The factors determining our eye movement behaviour have been studied extensively in a wide range of contexts. One of the most extensively studied paradigms is the visual search task, where observers have to search for a pre-specified target (e.g., a particular letter or shape) among irrelevant distractors, and to indicate the presence or absence of the target by pressing a key [1]. Whereas much research has been devoted to investigating the factors that modulate the number of fixations needed to find the target, much less is known about the factors that modulate dwell times (i.e., the duration the gaze lingers on individual stimuli) – perhaps, because it has been shown that search efficiency, or the overall time needed to find the target, is much more closely correlated with the number of fixations than with dwell times [2][3].

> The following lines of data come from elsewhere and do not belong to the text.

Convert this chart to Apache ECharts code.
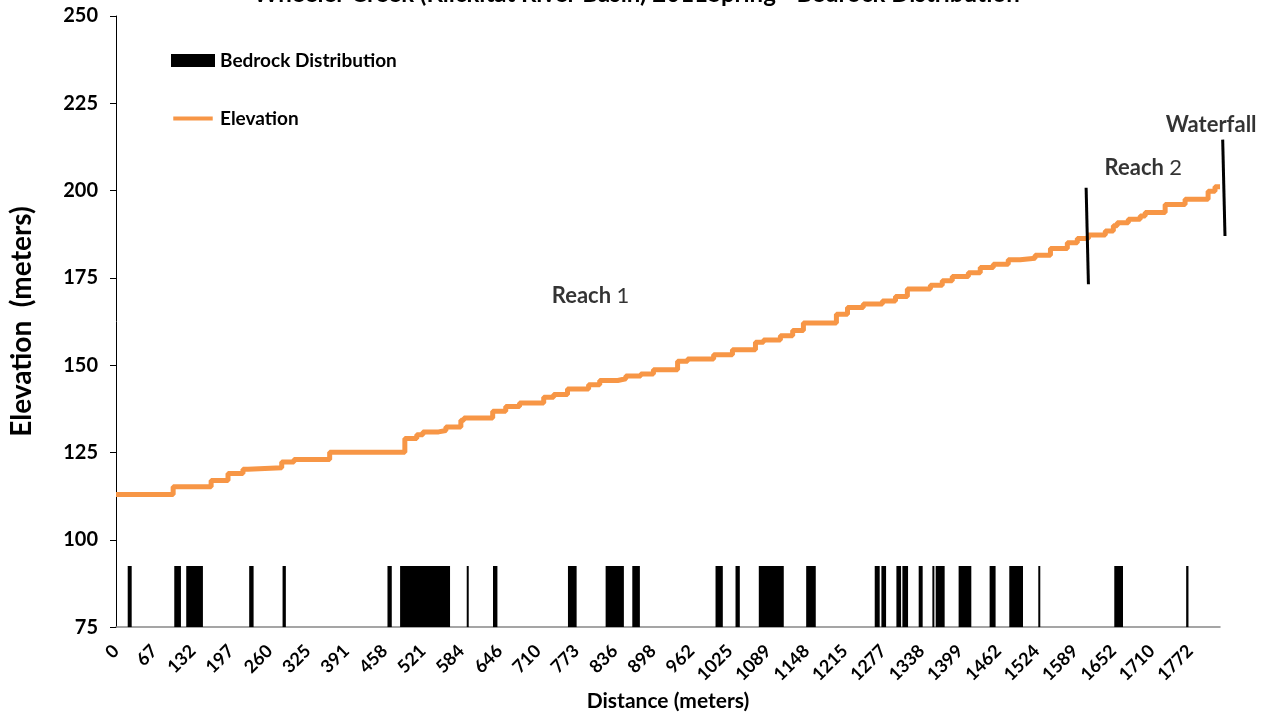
<!DOCTYPE html>
<html>
<head>
<meta charset="utf-8">
<script src="https://cdn.jsdelivr.net/npm/echarts@6/dist/echarts.min.js"></script>
<style>
html,body{margin:0;padding:0;background:#fff;}
#chart{width:1273px;height:717px;}
</style>
</head>
<body>
<div id="chart"></div>
<script>
// x positions are in "tick-label slots" (label i sits at x = i)
const tickLabels = ['0','67','132','197','260','325','391','458','521','584','646','710','773','836','898','962','1025','1089','1148','1215','1277','1338','1399','1462','1524','1589','1652','1710','1772'];

// Elevation step profile: start position of each step and its elevation (m)
const elevX = [0,1.49,2.48,2.92,3.31,3.44,4.32,4.64,5.57,7.53,7.84,8.00,8.41,8.60,8.99,9.07,9.82,10.16,10.52,11.15,11.41,11.77,12.32,12.61,13.08,13.29,13.68,14.01,14.64,14.90,15.58,16.07,16.67,16.88,17.32,17.64,17.92,18.78,19.07,19.48,19.98,20.32,20.63,21.23,21.54,21.80,22.22,22.53,22.87,23.26,23.57,23.96,24.36,24.80,25.06,25.35,25.79,26.00,26.10,26.39,26.70,26.83,27.35,27.87,28.47,28.65,28.78];
const elevY = [113.0,115.2,117.0,119.0,120.2,120.6,122.3,123.0,125.1,129.0,130.1,130.9,131.3,132.3,134.2,134.9,136.8,138.2,139.2,140.8,141.6,143.2,144.4,145.6,146.1,146.9,147.5,148.7,151.1,151.8,153.0,154.4,156.6,157.2,158.4,159.9,162.1,164.6,166.5,167.5,168.4,169.7,171.8,172.9,174.2,175.4,176.5,178.0,178.9,180.2,180.6,181.5,183.4,185.1,186.3,187.3,188.4,189.9,190.8,191.8,192.7,193.7,196.0,197.5,199.8,201.1,201.1];

// Bedrock stretches: start, end (slots), bar top (m)
const bedStart = [0.305,1.519,1.831,3.472,4.342,7.077,7.406,9.143,9.828,11.782,12.764,13.459,15.629,16.150,16.757,17.992,19.779,19.953,20.344,20.500,20.925,21.282,21.368,21.966,22.774,23.287,24.043,26.024,27.898];
const bedEnd   = [0.409,1.693,2.266,3.587,4.428,7.189,8.708,9.195,9.943,12.008,13.240,13.657,15.819,16.262,17.408,18.242,19.909,20.075,20.466,20.648,21.029,21.326,21.602,22.297,22.930,23.644,24.095,26.251,27.958];
const bedTop = 92.5;

// Reach boundary markers: x1, y1, x2, y2
const markerLines = [[25.29,200.8,25.35,173.2],[28.85,214.6,28.91,187.0]];

// Annotation labels [x, y, text key]
const notes = [[12.37,169.8,'r1'],[26.78,206.6,'r2'],[28.55,218.9,'wf']];

const FONT = 'Lato';
const chart = echarts.init(document.getElementById('chart'));

const elevData = elevX.map((x,i)=>[x, elevY[i]]);
const bedData = bedStart.map((s,i)=>[s, bedEnd[i], bedTop]);

chart.setOption({
  animation:false,
  backgroundColor:'#fff',
  textStyle:{fontFamily:FONT},
  graphic:[{
    type:'text', left:'center', top:-18,
    style:{text:'Wheeler Creek (Klickitat River Basin) 2011Spring - Bedrock Distribution', font:'bold 24px '+FONT, fill:'#000'}
  }],
  grid:{left:115, right:53, top:16, bottom:88},
  legend:{
    orient:'vertical', left:166, top:46, itemWidth:44, itemHeight:13, itemGap:39, padding:5,
    textStyle:{fontFamily:FONT, fontWeight:'bold', fontSize:19, color:'#000'},
    data:[
      {name:'Bedrock Distribution', icon:'rect', itemStyle:{color:'#000'}},
      {name:'Elevation', icon:'path://M0,0 M0,5 L44,5 L44,9.5 L0,9.5 Z M44,14.5', itemStyle:{color:'#F79646'}}
    ]
  },
  xAxis:{
    type:'value', min:0, max:28.78, interval:1,
    name:'Distance (meters)', nameLocation:'middle', nameGap:61,
    nameTextStyle:{fontFamily:FONT, fontWeight:'bold', fontSize:21, color:'#000'},
    axisLine:{show:true, onZero:false, lineStyle:{color:'#888', width:1.5}},
    axisTick:{show:false},
    splitLine:{show:false},
    axisLabel:{
      rotate:45, margin:21, showMaxLabel:false,
      fontFamily:FONT, fontWeight:'bold', fontSize:18, color:'#000',
      formatter:function(v){ return Number.isInteger(v) && tickLabels[v]!==undefined ? tickLabels[v] : ''; }
    }
  },
  yAxis:{
    type:'value', min:75, max:250, interval:25,
    name:'Elevation  (meters)', nameLocation:'middle', nameGap:80,
    nameTextStyle:{fontFamily:FONT, fontWeight:'bold', fontSize:28, color:'#000'},
    axisLine:{show:true, lineStyle:{color:'#000', width:1}},
    axisTick:{show:true, inside:false, length:6, lineStyle:{color:'#000'}},
    splitLine:{show:false},
    axisLabel:{margin:18, fontFamily:FONT, fontWeight:'bold', fontSize:20, color:'#000'}
  },
  series:[
    {
      name:'Bedrock Distribution', type:'custom',
      encode:{x:[0,1], y:2},
      data:bedData,
      renderItem:function(params, api){
        const p0 = api.coord([api.value(0), api.value(2)]);
        const p1 = api.coord([api.value(1), 75]);
        const w = Math.max(p1[0]-p0[0], 2);
        return {type:'rect', shape:{x:p0[0], y:p0[1], width:w, height:p1[1]-p0[1]}, style:{fill:'#000'}};
      },
      z:2
    },
    {
      name:'Elevation', type:'line', step:'end', data:elevData,
      symbol:'none', lineStyle:{color:'#F79646', width:5}, itemStyle:{color:'#F79646'}, z:3
    },
    {
      name:'markers', type:'custom', clip:false, z:4,
      encode:{x:[0,2], y:[1,3]},
      data:markerLines,
      renderItem:function(params, api){
        const a = api.coord([api.value(0), api.value(1)]);
        const b = api.coord([api.value(2), api.value(3)]);
        return {type:'line', shape:{x1:a[0], y1:a[1], x2:b[0], y2:b[1]}, style:{stroke:'#000', lineWidth:3}};
      }
    },
    {
      name:'notes', type:'scatter', data:notes.map(n=>({value:[n[0],n[1]], key:n[2]})),
      symbolSize:0, clip:false, z:5,
      label:{
        show:true, position:'inside', color:'#000', textBorderWidth:0,
        formatter:function(p){
          const k = p.data.key;
          if(k==='r1') return '{b|Reach }{n|1}';
          if(k==='r2') return '{b|Reach }{n|2}';
          return '{b|Waterfall}';
        },
        rich:{
          b:{fontFamily:FONT, fontWeight:'bold', fontSize:22, color:'#000', textBorderWidth:0},
          n:{fontFamily:FONT, fontWeight:'normal', fontSize:22, color:'#000', textBorderWidth:0}
        }
      }
    }
  ]
});
</script>
</body>
</html>
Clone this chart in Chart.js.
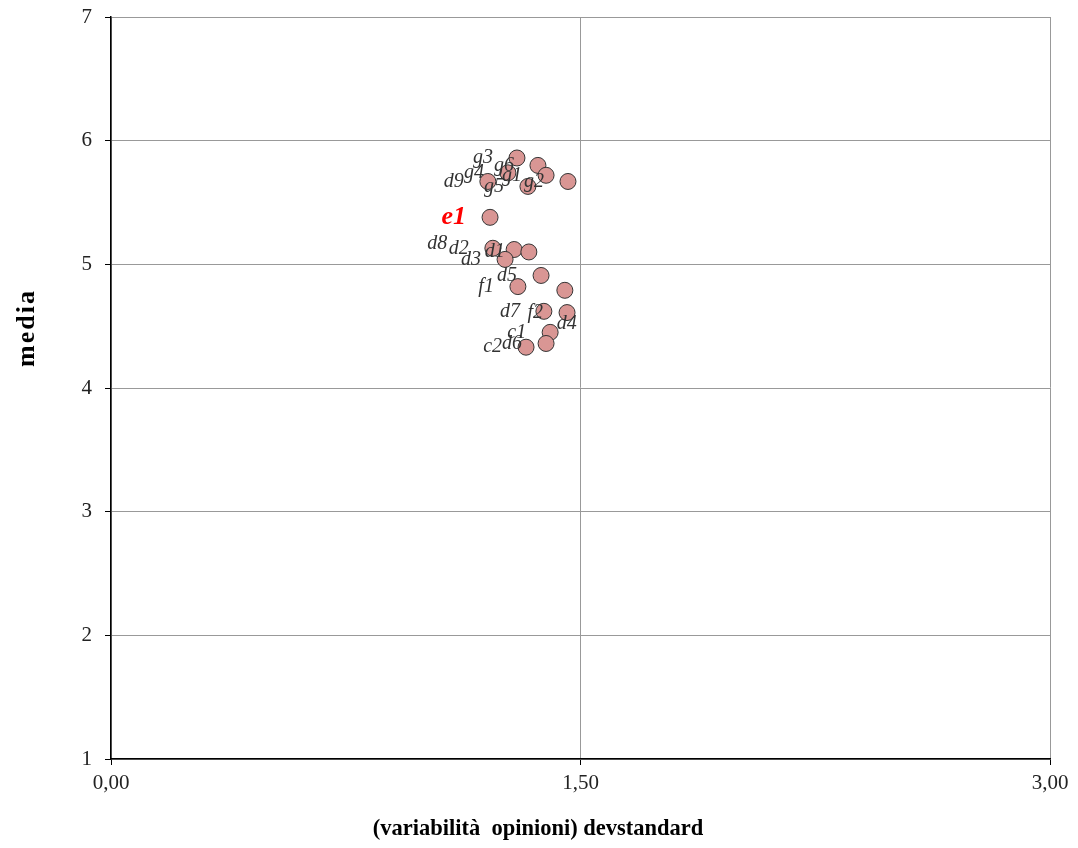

One determinant of dwell times might be the similarity of items to the to-be-searched for target. For instance, in one study [4], the effect of target similarity on dwell times was examined when observers had to search for a ring among Landolt Cs (i.e., rings with a small gap). The target ring always had thin line-width, and dwell times were separately assessed for distractors that were similar to the target (i.e., thin line-width distractors) and those that were more dissimilar from the target (i.e., distractors with medium and thick line-width). The results showed that dwell times on the target-similar, thin Landolt C’s were significantly longer than dwell times on the medium and thick Landolt C’s. Correspondingly, it was concluded that dwell times are determined by the similarity of the stimulus to the target [4].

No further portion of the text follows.